使用自定义函数的Java二元搜索

Question

在 Java 中是否可以对元素的函数而不是元素本身运行二元搜索？

换句话说，对 f(A[i]) 进行二分搜索，而不是对 A[i] 进行二分搜索。

例如，考虑这个数组:[1, 3, 4, 5, 9]。
目标是找到第一个平方大于或等于 20 的元素。(在本例中答案是 5)。

我们可以用Java 的binarySearch 实现(而不是编写我们自己的二分搜索)来实现这一点吗？

我看到有一个版本的binarySearch需要一个比较器，但我不确定它是否能保证比较中的第一个元素是数组中的元素，第二个元素是目标？

binarySearch(T[] a, T key, Comparator<? super T> c)

另请注意，“square”只是一个示例，它具有倒数平方根。但一般假设没有反向函数。即我们想要将函数应用于二分搜索的元素。

另一个注意事项:假设数组已排序，并且 f(i) 递增。

Answer 1

是的，这是可能的。根据文档:

The method returns the index of the search key, if it is contained in the list; otherwise,
(-(insertion point) - 1). The insertion point is defined as the point at which the key would be inserted into the list: the index of the first element greater than the key, or list.size() if all elements in the list are less than the specified key. Note that this guarantees that the return value will be >= 0 if and only if the key is found.

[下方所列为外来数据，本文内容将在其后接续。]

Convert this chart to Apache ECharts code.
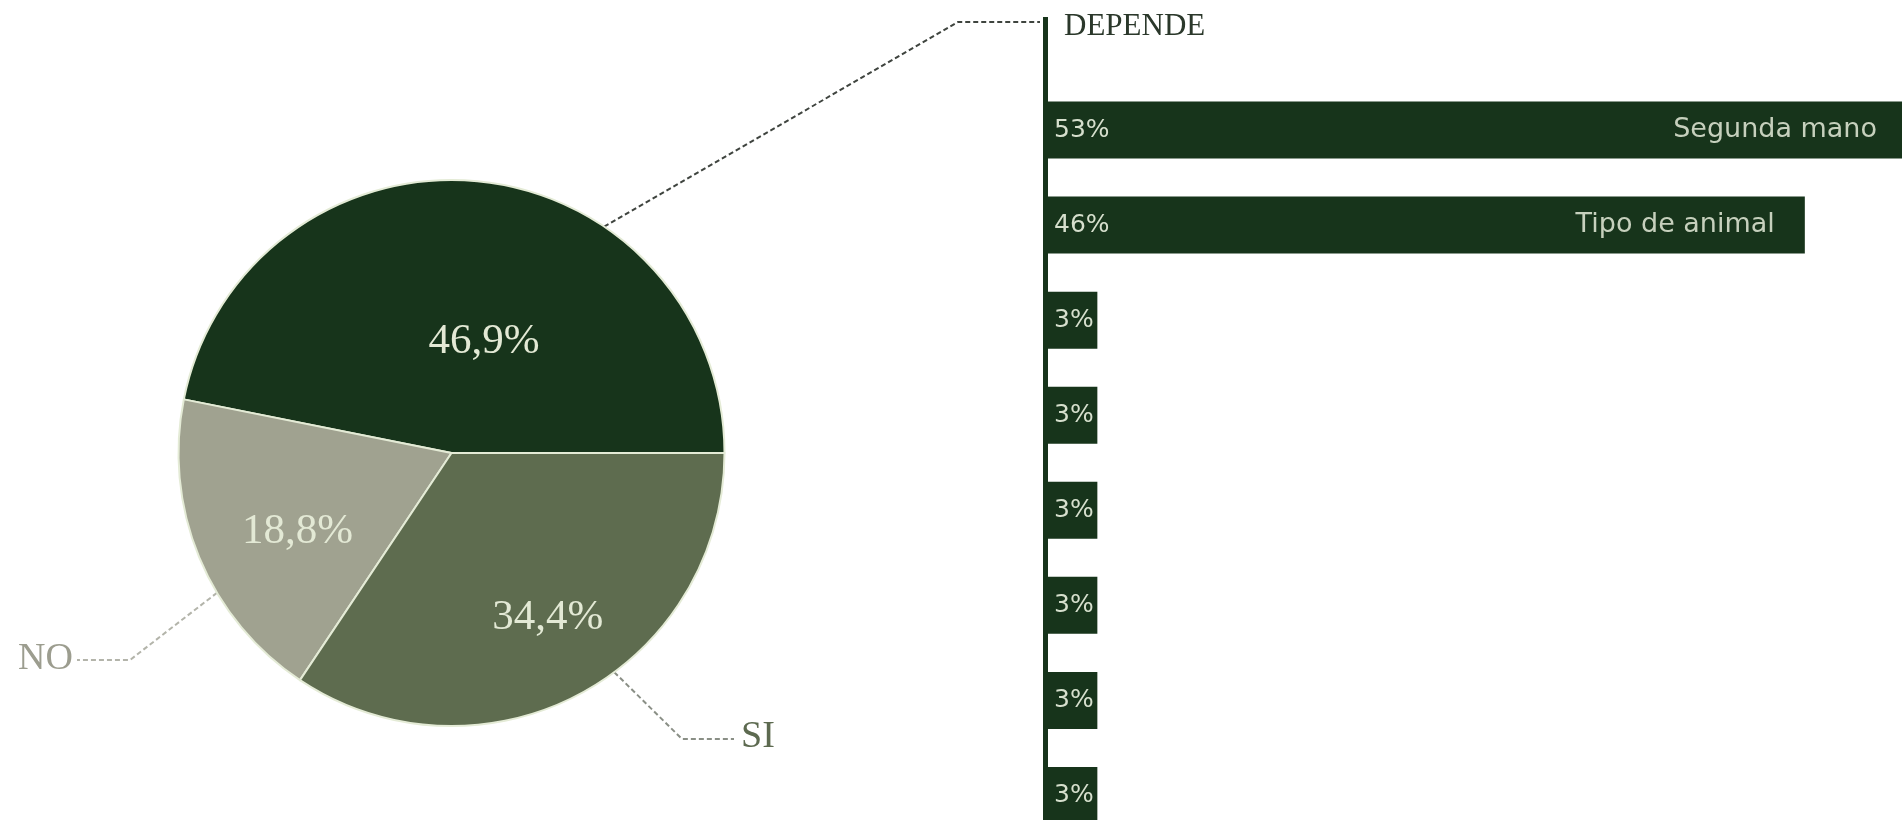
<!DOCTYPE html>
<html>
<head>
<meta charset="utf-8">
<script src="https://cdn.jsdelivr.net/npm/echarts@6/dist/echarts.min.js"></script>
<style>
  html, body { margin: 0; padding: 0; background: #ffffff; }
  #chart { width: 1902px; height: 820px; }
</style>
</head>
<body>
<div id="chart"></div>
<script>
// ---- data ----
const pieNames = ['DEPENDE', 'NO', 'SI'];
const pieValues = [46.9, 18.8, 34.4];
const pieLabels = ['46,9%', '18,8%', '34,4%'];

const barCategories = ['Segunda mano', 'Tipo de animal', 'c3', 'c4', 'c5', 'c6', 'c7', 'c8'];
const barNames = ['Segunda mano', 'Tipo de animal', '', '', '', '', '', ''];
const barValues = [53, 46, 3, 3, 3, 3, 3, 3];

// ---- styles / layout ----
const DARK = '#17341b';
const sliceColors = ['#17341b', '#a0a290', '#5e6c4f'];
const nameColors = ['#2b382b', '#9c9d8f', '#5d6a50'];
const nameSizes = [31, 38, 38];
const lineColors = ['#3f443f', '#b3b4aa', '#8a8f86'];
const nameDistances = [43, 30, 30, 30, 30, 30, 30, 30];
const PIE_CENTER = [451.5, 453];
const PIE_R = 273;
// inside label placement: [angle deg, distance from centre]
const insidePolar = [[73.7, 116], [207.1, 173], [300.3, 191]];
// connector layout for outer labels
const connectors = [
  { deg: 56, elbow: [958, 22], end: [1040, 22], label: [1064, 27], align: 'left' },
  { deg: 210.8, elbow: [130, 660], end: [77, 660], label: [73, 659], align: 'right' },
  { deg: 306.6, elbow: [682, 739], end: [734, 739], label: [741, 737], align: 'left' }
];

function polar(deg, r) {
  const a = deg * Math.PI / 180;
  return [PIE_CENTER[0] + r * Math.cos(a), PIE_CENTER[1] - r * Math.sin(a)];
}

const chart = echarts.init(document.getElementById('chart'), null, { renderer: 'canvas' });

const option = {
  backgroundColor: '#ffffff',
  animation: false,
  grid: { left: 1048, width: 872, top: 82.5, height: 760.5, containLabel: false, outerBoundsMode: 'none' },
  xAxis: { type: 'value', min: 0, max: 53, show: false },
  yAxis: {
    type: 'category', inverse: true, data: barCategories,
    axisLine: { show: false }, axisTick: { show: false }, axisLabel: { show: false }, splitLine: { show: false }
  },
  series: [
    {
      type: 'pie',
      center: PIE_CENTER,
      radius: PIE_R,
      startAngle: 0,
      clockwise: false,
      avoidLabelOverlap: false,
      silent: true,
      data: pieNames.map((n, i) => ({
        name: n, value: pieValues[i],
        itemStyle: { color: sliceColors[i] }
      })),
      itemStyle: { borderColor: '#e4ebd6', borderWidth: 2 },
      label: {
        show: true, position: 'inside',
        formatter: (p) => pieLabels[p.dataIndex],
        fontFamily: 'Liberation Serif', fontSize: 43, color: '#e3e9d5'
      },
      labelLine: { show: false },
      labelLayout: (p) => {
        const pt = polar(insidePolar[p.dataIndex][0], insidePolar[p.dataIndex][1]);
        return { x: pt[0], y: pt[1], align: 'center', verticalAlign: 'middle' };
      }
    },
    {
      type: 'pie',
      center: PIE_CENTER,
      radius: PIE_R,
      startAngle: 0,
      clockwise: false,
      avoidLabelOverlap: false,
      silent: true,
      z: 1,
      data: pieNames.map((n, i) => ({
        name: n, value: pieValues[i],
        label: { color: nameColors[i], fontSize: nameSizes[i] },
        labelLine: { lineStyle: { color: lineColors[i] } }
      })),
      itemStyle: { color: 'rgba(0,0,0,0)', borderWidth: 0 },
      label: {
        show: true, position: 'outside', formatter: '{b}',
        fontFamily: 'Liberation Serif', fontSize: 36
      },
      labelLine: { show: true, lineStyle: { type: [5, 3], width: 2 } },
      labelLayout: (p) => {
        const c = connectors[p.dataIndex];
        return {
          x: c.label[0], y: c.label[1], align: c.align, verticalAlign: 'middle',
          labelLinePoints: [polar(c.deg, PIE_R), c.elbow, c.end]
        };
      }
    },
    {
      type: 'bar',
      data: barValues,
      barCategoryGap: '40%',
      barGap: '-100%',
      itemStyle: { color: DARK },
      label: {
        show: true, position: 'insideLeft', distance: 6,
        formatter: '{c}%',
        fontFamily: 'DejaVu Sans', fontSize: 25, color: '#d6dfcd'
      }
    },
    {
      type: 'bar',
      data: barValues.map((v, i) => ({ value: v, label: { distance: nameDistances[i] } })),
      barCategoryGap: '40%',
      barGap: '-100%',
      itemStyle: { color: 'rgba(0,0,0,0)' },
      label: {
        show: true, position: 'insideRight',
        formatter: (p) => barNames[p.dataIndex],
        fontFamily: 'DejaVu Sans', fontSize: 27, color: '#c6d0bd'
      }
    }
  ]
};
chart.setOption(option);

const x0 = chart.convertToPixel({ xAxisIndex: 0 }, 0);
chart.setOption({
  graphic: [{
    type: 'line', silent: true, z: 10,
    shape: { x1: x0 - 2.5, y1: 17, x2: x0 - 2.5, y2: 820 },
    style: { stroke: DARK, lineWidth: 5 }
  }]
});
</script>
</body>
</html>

因此，通过调整返回的索引，您可以获得最接近找到所需值的位置的下一个值(甚至上一个值)。

其工作原理如下:

• 生成 list 1 到 20 的值。然后调用 n
• 创建一个 lambda，fn应用于每个n。
• 创建 Comparator<Integer> comp它使用 fn用于比较
• 使用list调用binarySort , n ，和comp
• 使用返回的索引查找最近的n对于 f(n)

下面是一个返回最接近 f(n) 值的示例

    Random r = new Random(23);
        // define f(n)
        Function<Integer, Integer> f = x -> x*x + 2 * x + 3;

        Comparator<Integer> comp =
                (a, b) -> Integer.compare(f.apply(a), f.apply(b));
        for (int i = 0; i < 5; i++) {
            // generate a list of f(n) values.
            List<Integer> list = r.ints(10, 1, 20).distinct()
                    .sorted().boxed()
                    .collect(Collectors.toList());
            List<Integer> fns = list.stream().map(f::apply).collect(Collectors.toList());
            // Choose a random n
            int n = r.nextInt(20);

            System.out.println("fns = " + fns);
            System.out.println("n = " + list);

            // now find nearest f(n) in the list.
            int fn = f.apply(n);
            System.out.println("searching for nearest value to f(" + n
                    + ")   [" + fn + "]");

            int index = Collections.binarySearch(list, n, comp);

            // Now determine the index of the value that
            // meets the requirements.
            if (index >= 0) {
                System.out
                        .println("Exact answer = " + list.get(index));
                System.out.println();
            } else {
                int nearest;
                index = -index - 1;
                // check end cases
                if (index == 0) {
                    nearest = list.get(index);
                } else if (index == list.size()) {
                    nearest = list.get(index - 1);
                } else {
                    // check middle cases
                    int lowerValue = list.get(index - 1);
                    int higherValue = list.get(index);
                    if (n - lowerValue > higherValue - n) {
                        nearest = higherValue;
                    } else {
                        nearest = lowerValue;
                    }
                }
                System.out.println(
                        "Nearest result to " + n + " is " + nearest);
                System.out.println();
            }
        }
    }

打印:

fn = [18, 51, 66, 83, 102, 123, 171, 291, 363]
n = [3, 6, 7, 8, 9, 10, 12, 16, 18]
searching for nearest value to f(14)   [227]
Nearest result to 14 is 12

fn = [6, 11, 38, 51, 83, 198, 326]
n = [1, 2, 5, 6, 8, 13, 17]
searching for nearest value to f(17)   [326]
Exact answer = 17

fn = [11, 18, 83, 146, 171, 227, 291, 326]
n = [2, 3, 8, 11, 12, 14, 16, 17]
searching for nearest value to f(0)   [3]
Nearest result to 0 is 2

fn = [6, 18, 27, 51, 66, 198, 363]
n = [1, 3, 4, 6, 7, 13, 18]
searching for nearest value to f(1)   [6]
Exact answer = 1

fn = [11, 18, 66, 102, 146, 198, 258, 291, 326]
n = [2, 3, 7, 9, 11, 13, 15, 16, 17]
searching for nearest value to f(0)   [3]
Nearest result to 0 is 2